C’est une des idées que je soutiens. Pour les classes les plus populaires, et les minorités, le marché ne fonctionne pas comme il devrait. D’un côté, il y a d’énormes besoins, par exemple pour entretenir les villes et apporter des soins aux personnes âgées. De l’autre, plein de gens n’ont pas de travail. Faire se rencontrer les deux réduirait les inégalités, stimulerait l’économie et bénéficierait à toute la société.

Trump est au pouvoir, l’Europe est rongée par l’extrême droite et pourtant vous restez optimiste…

Je n’ai jamais vu les jeunes Américains aussi motivés.
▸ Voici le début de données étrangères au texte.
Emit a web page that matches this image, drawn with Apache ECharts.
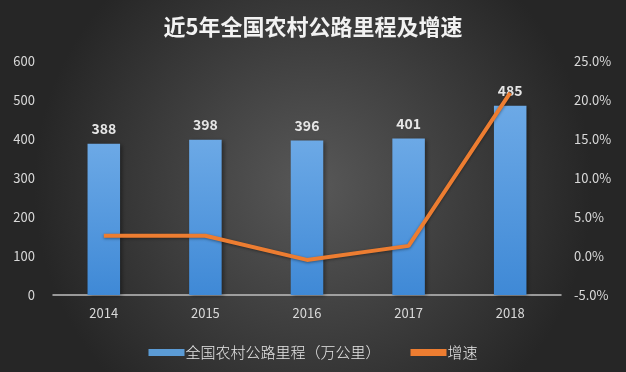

Ils réalisent que leur futur est en jeu. Notre démocratie prend l’eau, l’économie est défaillante, mais ils ont encore confiance dans nos processus démocratiques. Ils ont compris que la direction dans laquelle nous entraîne le Parti républicain est un trou noir. Quand je voyage, je sens cela aussi en Europe et dans d’autres parties du monde. Voilà mon espoir.